Борис поплёлся в раздевалку. Когда он сидел в шахте, то думал, что первым делом, если ему суждено подняться, посмотрит на солнце, снег и вольный воздух. И вот он шёл мимо окон, но не испытывал никакого желания смотреть куда бы то ни было. Впрочем, была ночь, и за окном можно было увидеть совсем немного. Окружающее пространство качалось и вздрагивало в такт его шагам, окружающие предметы казались нереальными. Вокруг летали чёрные мушки, а стены наплывали, словно пытались раздавить, лезли через глаза в мозг и вытесняли из него все мысли.
Но упасть в тот день ему было не суждено. Он благополучно пришёл в раздевалку, там положил на пол ватник, лёг на него и уснул.
Глава 8
Наконец, после обеда пришла новость: всех спасли. Точнее, не всех, пятерых не успели. Да ещё человек двадцать увезли в реанимацию. Андрея эта информация интересовала только потому, что любые подобные события могли прибавить работы и его отделу. Не будучи особенно искушённым в горном деле, он смутно представлял суть произошедшей аварии и всех дальнейших событий с ней связанных.
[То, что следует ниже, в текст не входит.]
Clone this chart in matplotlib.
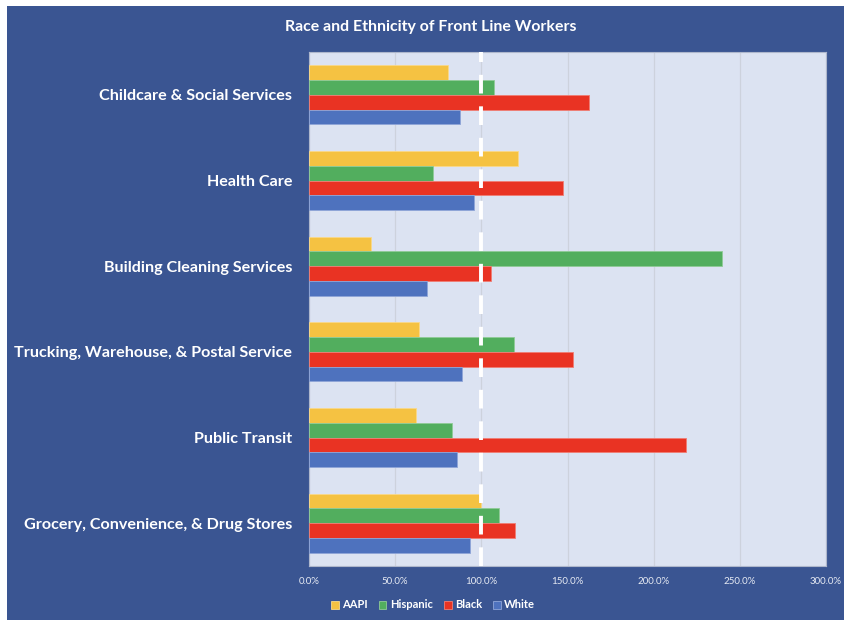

Но знал, что длительное нахождение на большой глубине может быть очень опасным.
— Это всё равно, что заставить человека пробежать марафон, — рассказывал ему на днях Вадим из отдела «Б», специализирующегося на промышленных предприятиях. — Если у человека железное здоровье, и он тренирован, то большого вреда от марафона ему не будет. Так же и тут: выносливый сможет долго выдержать в условиях подземелья километровой глубины, но если какая-нибудь система даст сбой — всё… Только вот остановиться под землёй, как при беге, нельзя, — весело добавил он, убегая на вызов.
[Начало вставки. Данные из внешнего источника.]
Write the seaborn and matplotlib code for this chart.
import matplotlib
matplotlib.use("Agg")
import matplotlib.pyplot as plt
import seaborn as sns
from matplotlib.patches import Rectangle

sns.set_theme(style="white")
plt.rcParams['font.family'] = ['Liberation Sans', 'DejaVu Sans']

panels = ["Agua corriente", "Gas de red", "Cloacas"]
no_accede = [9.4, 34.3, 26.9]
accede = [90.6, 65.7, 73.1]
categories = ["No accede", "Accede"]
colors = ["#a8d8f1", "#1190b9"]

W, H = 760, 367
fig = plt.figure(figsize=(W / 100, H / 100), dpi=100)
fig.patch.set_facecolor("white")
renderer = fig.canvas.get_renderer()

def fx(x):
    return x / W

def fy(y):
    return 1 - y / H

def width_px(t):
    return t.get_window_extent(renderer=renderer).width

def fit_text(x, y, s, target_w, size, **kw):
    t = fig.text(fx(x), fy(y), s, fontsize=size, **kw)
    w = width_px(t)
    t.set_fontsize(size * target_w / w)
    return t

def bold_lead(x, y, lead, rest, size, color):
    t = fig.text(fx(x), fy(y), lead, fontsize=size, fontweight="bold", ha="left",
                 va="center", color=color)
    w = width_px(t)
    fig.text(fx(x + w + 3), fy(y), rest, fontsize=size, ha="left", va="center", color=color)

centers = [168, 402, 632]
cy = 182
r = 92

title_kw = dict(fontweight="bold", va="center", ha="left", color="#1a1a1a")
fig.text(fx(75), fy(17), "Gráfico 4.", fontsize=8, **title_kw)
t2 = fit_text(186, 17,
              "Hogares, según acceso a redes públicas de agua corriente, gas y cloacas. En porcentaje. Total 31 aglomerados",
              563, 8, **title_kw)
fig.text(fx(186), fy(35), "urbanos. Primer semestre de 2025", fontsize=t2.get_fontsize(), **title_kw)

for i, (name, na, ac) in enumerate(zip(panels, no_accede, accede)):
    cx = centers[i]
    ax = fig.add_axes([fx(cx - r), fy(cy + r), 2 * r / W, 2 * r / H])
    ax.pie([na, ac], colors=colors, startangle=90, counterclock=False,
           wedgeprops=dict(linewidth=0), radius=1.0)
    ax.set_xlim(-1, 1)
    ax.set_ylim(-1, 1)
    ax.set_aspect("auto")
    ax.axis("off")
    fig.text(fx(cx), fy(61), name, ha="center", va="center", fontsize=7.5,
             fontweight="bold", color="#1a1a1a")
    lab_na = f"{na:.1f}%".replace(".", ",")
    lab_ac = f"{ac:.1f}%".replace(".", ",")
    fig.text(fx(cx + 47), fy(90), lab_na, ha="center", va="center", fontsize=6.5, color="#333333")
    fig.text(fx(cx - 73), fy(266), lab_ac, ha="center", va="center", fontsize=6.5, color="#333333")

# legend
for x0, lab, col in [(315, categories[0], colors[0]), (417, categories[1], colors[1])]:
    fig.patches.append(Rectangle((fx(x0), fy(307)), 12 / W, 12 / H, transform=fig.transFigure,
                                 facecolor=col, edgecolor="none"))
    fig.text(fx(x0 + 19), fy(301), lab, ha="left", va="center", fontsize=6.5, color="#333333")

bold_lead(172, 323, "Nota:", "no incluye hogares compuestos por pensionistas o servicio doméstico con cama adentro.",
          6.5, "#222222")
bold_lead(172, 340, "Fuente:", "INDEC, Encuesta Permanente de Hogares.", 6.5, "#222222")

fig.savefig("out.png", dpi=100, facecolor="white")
В общем, по его словам получалось, что работа на рудниках была просто каторгой. Постоянные длительные перегрузки организма даже при обычном нахождении под землёй довольно вредны. Чтобы как-то подстраховаться от неизбежных трагедий, проводились очень строгие медкомиссии, людей отбирали словно в космос. Но возникала другая проблема: как найти столько идеально здоровых работяг? Ограниченный рынок рабочей силы вступал в конфликт с требованиями безопасности труда и экономическими реалиями. Ситуация осложнялась ещё тем, что любой, даже самый здоровый рабочий, лет через пять гарантированно не мог бы пройти медкомиссию по вполне понятным причинам. Проводить ежегодную принудительную ротацию тысяч работников с семьями не вписывалось в концепцию развития города. Выход нашли чисто русский — снизить строгость медицинского освидетельствования. И волки сыты, и овцы целы. А если каким-то овцам это и не на пользу — пусть сами отвечают за свои решения.
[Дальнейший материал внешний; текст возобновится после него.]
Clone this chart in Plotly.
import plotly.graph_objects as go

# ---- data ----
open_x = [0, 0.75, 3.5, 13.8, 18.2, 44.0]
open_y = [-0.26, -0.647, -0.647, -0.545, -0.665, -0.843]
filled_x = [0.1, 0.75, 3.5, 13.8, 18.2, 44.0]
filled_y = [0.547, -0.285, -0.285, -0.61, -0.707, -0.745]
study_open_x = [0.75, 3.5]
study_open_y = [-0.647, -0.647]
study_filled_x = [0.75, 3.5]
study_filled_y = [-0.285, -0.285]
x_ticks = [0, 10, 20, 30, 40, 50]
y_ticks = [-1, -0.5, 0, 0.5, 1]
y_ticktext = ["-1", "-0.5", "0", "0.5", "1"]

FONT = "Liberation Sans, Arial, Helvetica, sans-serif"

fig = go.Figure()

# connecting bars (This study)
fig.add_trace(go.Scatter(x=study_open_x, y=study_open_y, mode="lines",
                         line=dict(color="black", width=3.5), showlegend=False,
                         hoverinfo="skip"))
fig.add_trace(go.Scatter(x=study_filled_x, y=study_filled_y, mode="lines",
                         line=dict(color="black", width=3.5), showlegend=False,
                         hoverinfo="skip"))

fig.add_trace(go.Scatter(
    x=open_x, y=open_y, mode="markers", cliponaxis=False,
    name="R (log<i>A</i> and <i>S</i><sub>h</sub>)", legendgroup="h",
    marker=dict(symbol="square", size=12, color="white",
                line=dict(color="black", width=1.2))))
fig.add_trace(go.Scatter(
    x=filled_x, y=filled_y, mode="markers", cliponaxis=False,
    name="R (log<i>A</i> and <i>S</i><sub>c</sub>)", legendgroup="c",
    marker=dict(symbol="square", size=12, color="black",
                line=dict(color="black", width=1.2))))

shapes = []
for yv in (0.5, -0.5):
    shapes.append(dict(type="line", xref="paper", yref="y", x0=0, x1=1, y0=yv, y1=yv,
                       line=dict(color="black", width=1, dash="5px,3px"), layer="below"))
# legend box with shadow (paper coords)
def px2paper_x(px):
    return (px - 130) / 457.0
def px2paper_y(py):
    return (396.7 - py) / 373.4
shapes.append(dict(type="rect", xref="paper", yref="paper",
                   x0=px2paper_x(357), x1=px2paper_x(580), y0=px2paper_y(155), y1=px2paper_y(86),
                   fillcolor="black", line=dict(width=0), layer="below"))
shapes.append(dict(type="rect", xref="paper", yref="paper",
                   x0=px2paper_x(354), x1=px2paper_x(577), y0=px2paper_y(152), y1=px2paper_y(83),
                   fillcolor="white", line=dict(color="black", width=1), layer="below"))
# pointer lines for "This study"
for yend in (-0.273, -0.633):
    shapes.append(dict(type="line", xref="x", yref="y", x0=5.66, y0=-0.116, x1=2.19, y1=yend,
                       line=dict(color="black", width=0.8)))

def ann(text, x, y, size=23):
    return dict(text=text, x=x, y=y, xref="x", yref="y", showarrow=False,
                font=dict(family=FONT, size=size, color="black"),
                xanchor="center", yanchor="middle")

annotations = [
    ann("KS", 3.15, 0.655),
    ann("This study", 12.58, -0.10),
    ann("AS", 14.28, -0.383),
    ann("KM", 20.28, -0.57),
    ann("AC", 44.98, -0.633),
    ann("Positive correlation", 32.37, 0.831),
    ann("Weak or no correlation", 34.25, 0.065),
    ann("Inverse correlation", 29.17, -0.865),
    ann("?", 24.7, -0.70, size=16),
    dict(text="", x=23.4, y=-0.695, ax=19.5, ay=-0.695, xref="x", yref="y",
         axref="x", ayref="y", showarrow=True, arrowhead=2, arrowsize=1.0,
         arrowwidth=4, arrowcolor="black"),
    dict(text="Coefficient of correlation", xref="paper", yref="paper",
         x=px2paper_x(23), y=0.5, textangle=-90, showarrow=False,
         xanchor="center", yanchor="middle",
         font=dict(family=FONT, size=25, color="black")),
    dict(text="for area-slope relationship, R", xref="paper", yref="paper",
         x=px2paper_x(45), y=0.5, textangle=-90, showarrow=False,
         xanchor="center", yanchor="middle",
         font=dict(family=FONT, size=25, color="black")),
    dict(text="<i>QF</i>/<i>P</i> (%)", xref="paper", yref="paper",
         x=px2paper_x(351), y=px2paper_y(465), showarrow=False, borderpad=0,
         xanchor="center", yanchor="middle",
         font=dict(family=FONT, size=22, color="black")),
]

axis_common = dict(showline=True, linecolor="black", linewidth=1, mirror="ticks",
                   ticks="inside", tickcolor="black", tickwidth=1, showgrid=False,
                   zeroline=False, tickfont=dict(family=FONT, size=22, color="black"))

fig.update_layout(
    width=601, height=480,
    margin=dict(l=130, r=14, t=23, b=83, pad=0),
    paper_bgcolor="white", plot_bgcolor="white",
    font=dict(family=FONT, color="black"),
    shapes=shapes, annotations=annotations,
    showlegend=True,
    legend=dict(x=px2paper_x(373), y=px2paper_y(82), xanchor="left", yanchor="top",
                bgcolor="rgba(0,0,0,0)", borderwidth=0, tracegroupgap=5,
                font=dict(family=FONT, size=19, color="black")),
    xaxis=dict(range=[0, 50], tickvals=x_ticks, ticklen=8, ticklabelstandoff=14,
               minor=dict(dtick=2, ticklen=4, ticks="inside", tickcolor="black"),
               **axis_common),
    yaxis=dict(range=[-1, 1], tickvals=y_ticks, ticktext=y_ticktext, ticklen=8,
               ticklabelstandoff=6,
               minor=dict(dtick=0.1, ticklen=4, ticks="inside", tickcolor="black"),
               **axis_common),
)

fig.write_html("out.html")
Андрей про себя улыбнулся по поводу принятия решений, но не стал сильно углубляться в вопросы вредности работы в шахте, хорошо помня слова мудрого Афанасия Савельевича из Академии: «Никогда не проявляйте излишний интерес к работе других подразделений — можете попасть на крючок. Всё что вам понадобится — сообщат и так».
В общем, как бы то ни было, авария закончилась, и напряжение в коридорах спало. Коллеги из многочисленного отдела «Б» ещё бегали, решая какие-то дела, но большинство уже засело за отчёты и аналитические записки.